THE MCCLELLANVILLE COAST COOKBOOK

Every so often, some non-collector person will be visiting my home and will look around at  all the bookcases throughout the house—filled mostly with cookbooks—and mostly double-rowed– and then say, in a tone plainly meant to convey bewilderment, “Do you actually READ all these books?”

The inference is, of course, why in the world would anyone want to read a cookbook?

Well, one reason is that I love history. I especially enjoy American history and I am completely enchanted with the combination of the evolution of food and recipes along with American history.

THE MCCLELLANVILLE COAST COOKBOOK” by the McClellanville Arts Council, in McClellanville, South Carolina, provides ample satisfaction to those who also enjoy this combination of food and history.

State the authors, “It was not so long ago that people on the McClellanville Coast made bulrush  baskets to “fan” rice, mortars and pestles to pound it, and trunks and gates to control the flow of water on the rice fields. They operated mills to grind their corn and rice. They wove nets and built the boats they fished with. They butchered hogs and cured the meat, using salt they obtained by evaporating sea water. They cultivated truck farms and home gardens, summer and winter. Ask people and they’ll tell you their happiest memories, recall how all these wonderful local ingredients came together—in good cooking.”

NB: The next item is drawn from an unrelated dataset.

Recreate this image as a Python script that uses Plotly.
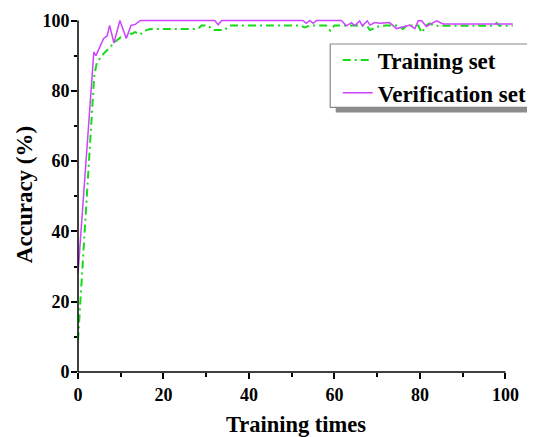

Winner of the prestigious 1993 Tabasco Community Cookbook Award, this cookbook opens with three short “essays” which provide a diverse glimpse into life along this South Carolina coast community. First is “Awash with Food” by Jay Shuler, explaining how he and his family collected food throughout the year—especially crabs, but also oysters and clams, and huckleberries from the swamp woods.  He tells how his father hunted wild turkey and how his parents and grandparents farmed and tended orchards of nuts.

There is an intriguing short story told by John Ackerman, of a family of fifteen—John had two brothers and nine sisters, and how his mama cooked huge pans of biscuits three times a day. He relates how his father, who lived to be 92 years old (‘had all of his teeth, eyes didn’t need no glasses’) ate nothing but  hog meat all his life. He shares with us the experience of hog killing. (“we’d kill six to eight hogs a day”) and provides insight and little known details to harvesting a rice crop—details you and I would never think twice about when we pour a cup of Minute rice into boiling water! But for these people, and their ancestors, it was their livelihood.

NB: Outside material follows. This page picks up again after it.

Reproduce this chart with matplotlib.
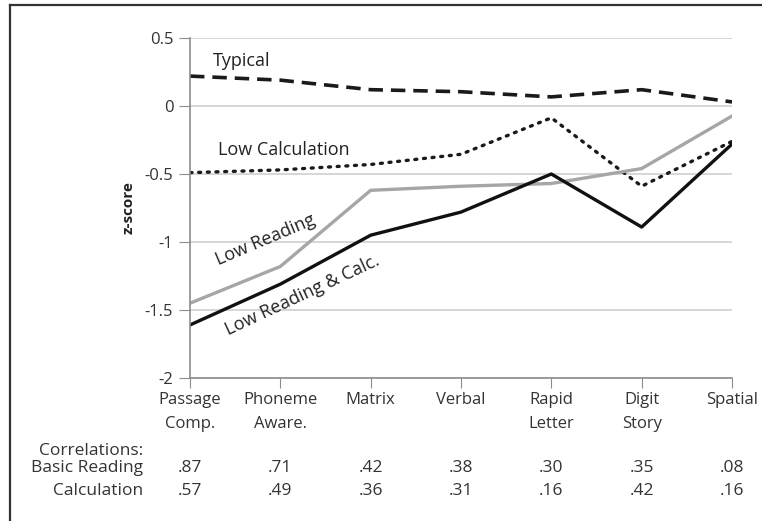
import matplotlib.pyplot as plt
from matplotlib.lines import Line2D

plt.rcParams['font.family'] = ['Open Sans', 'DejaVu Sans']

tests = ["Passage\nComp.", "Phoneme\nAware.", "Matrix", "Verbal",
         "Rapid\nLetter", "Digit\nStory", "Spatial"]
typical = [0.22, 0.19, 0.12, 0.105, 0.067, 0.12, 0.03]
low_calc = [-0.49, -0.47, -0.43, -0.355, -0.087, -0.59, -0.26]
low_read = [-1.45, -1.18, -0.62, -0.59, -0.57, -0.46, -0.074]
low_both = [-1.61, -1.31, -0.95, -0.78, -0.50, -0.89, -0.28]
r_reading = [".87", ".71", ".42", ".38", ".30", ".35", ".08"]
r_calc = [".57", ".49", ".36", ".31", ".16", ".42", ".16"]

fig = plt.figure(figsize=(7.62, 5.21), dpi=100)
ax = fig.add_axes([190/762, 1-378/521, 542/762, 340/521])

x = range(len(tests))
ax.plot(x, typical, color='#1a1a1a', lw=2.6, ls=(0, (4, 2.2)), solid_capstyle='butt')
ax.plot(x, low_calc, color='#1a1a1a', lw=2.4, ls=(0, (0.6, 2.0)), dash_capstyle='round')
ax.plot(x, low_read, color='#a6a6a6', lw=2.4)
ax.plot(x, low_both, color='#111111', lw=2.4)

ax.set_xlim(0, 6)
ax.set_ylim(-2, 0.5)
ax.set_yticks([0.5, 0, -0.5, -1, -1.5, -2])
ax.set_yticklabels(["0.5", "0", "-0.5", "-1", "-1.5", "-2"])
ax.set_xticks(list(x))
ax.set_xticklabels(tests, linespacing=1.65)
ax.grid(axis='y', color='#d0d0d0', lw=1.2)
ax.set_axisbelow(True)
for s in ['top', 'right']:
    ax.spines[s].set_visible(False)
for s in ['left', 'bottom']:
    ax.spines[s].set_color('#8c8c8c')
    ax.spines[s].set_linewidth(1.2)
ax.tick_params(axis='y', length=8, color='#8c8c8c', labelsize=12, labelcolor='#333333', pad=4)
ax.tick_params(axis='x', length=7, color='#8c8c8c', labelsize=12, labelcolor='#333333', pad=3)
ax.set_ylabel("z-score", fontsize=11, fontweight='bold', color='#222222')
ax.yaxis.set_label_coords(-0.10, 0.5)

ax.text(0.25, 0.33, "Typical", fontsize=13, color='#222222', va='center')
ax.text(0.31, -0.32, "Low Calculation", fontsize=13, color='#222222', va='center')
ax.text(0.83, -0.985, "Low Reading", fontsize=13, color='#222222', ha='center', va='center', rotation=23)
ax.text(1.24, -1.39, "Low Reading & Calc.", fontsize=13, color='#222222', ha='center', va='center', rotation=25)

# correlations table under the axis
def fy(py):
    return 1 - py / 521

fig.text(143/762, fy(451), "Correlations:", ha='right', va='center', fontsize=12.5, color='#333333')
fig.text(143/762, fy(468), "Basic Reading", ha='right', va='center', fontsize=12.5, color='#333333')
fig.text(143/762, fy(491), "Calculation", ha='right', va='center', fontsize=12.5, color='#333333')
for i in x:
    ax.annotate(r_reading[i], xy=(i, 0), xycoords=('data', 'figure fraction'),
                xytext=(0, 521 - 468), textcoords='offset pixels',
                ha='center', va='center', fontsize=12.5, color='#333333')
    ax.annotate(r_calc[i], xy=(i, 0), xycoords=('data', 'figure fraction'),
                xytext=(0, 521 - 491), textcoords='offset pixels',
                ha='center', va='center', fontsize=12.5, color='#333333')

# frame lines (top and left only)
fig.add_artist(Line2D([10/762, 1], [fy(5), fy(5)], color='#333333', lw=1.6))
fig.add_artist(Line2D([10/762, 10/762], [fy(5), 0], color='#333333', lw=1.6))

fig.savefig("out.png", dpi=100)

Recipes, oral histories, poetry, prose, prints, photographs, and paintings from McClellandville..are magically stirred into this cookbook offering.

Yes, you say, but what about the recipes?  “THE MCCLELLANVILLE COAST COOKBOOK” keeps its promise for good eating. “Find out how to make Mary Scott’s Oyster Casserole, Rose William’s Sweet potato pone, Willie May Kilgore’s Bread Pudding,  Moss Swamp Hot Venison Sausage”…recipes range far and wide from alligator  (page 176—“the hardest  part about cooking alligator is finding a cooperative one”) to Zucchini Pizza (page 95 and sounds delish).

While you and I may not hanker for a plate of alligator meat (besides which, the tail is the best part), rest assured there are dozens and dozens of great recipes in between A and Z. Look for Nana’s Pate, Roasted Rosemary Chicken, Sally’s Corn Salad, Wild Rice and Hazelnut Salad, Sweet Potato Bread, Anyone-can-Do-It-in-two-minutes-flat Quiche Lorraine, Mama’s Funeral Salad, and dozens of others. Or to quote a McClellanville resident, the recipes are “good enough  to make you  kick the dog when they’re all gone”.

It isn’t surprising that this cookbook won the coveted Tabasco Award; it is truly unique and totally fascinating. Good reading and Bon Appetit!

I found the McClellanville Coast Cookbook on both Amazon.com and Alibris.com starting at  $4.39 for a pre-owned copy. New copies are such an outrageous price, I’d be embarrassed to even quote one of them. (if I thought it was really worth that much money, I’d sell my copy!)

Happy cooking and happy cookbook collecting!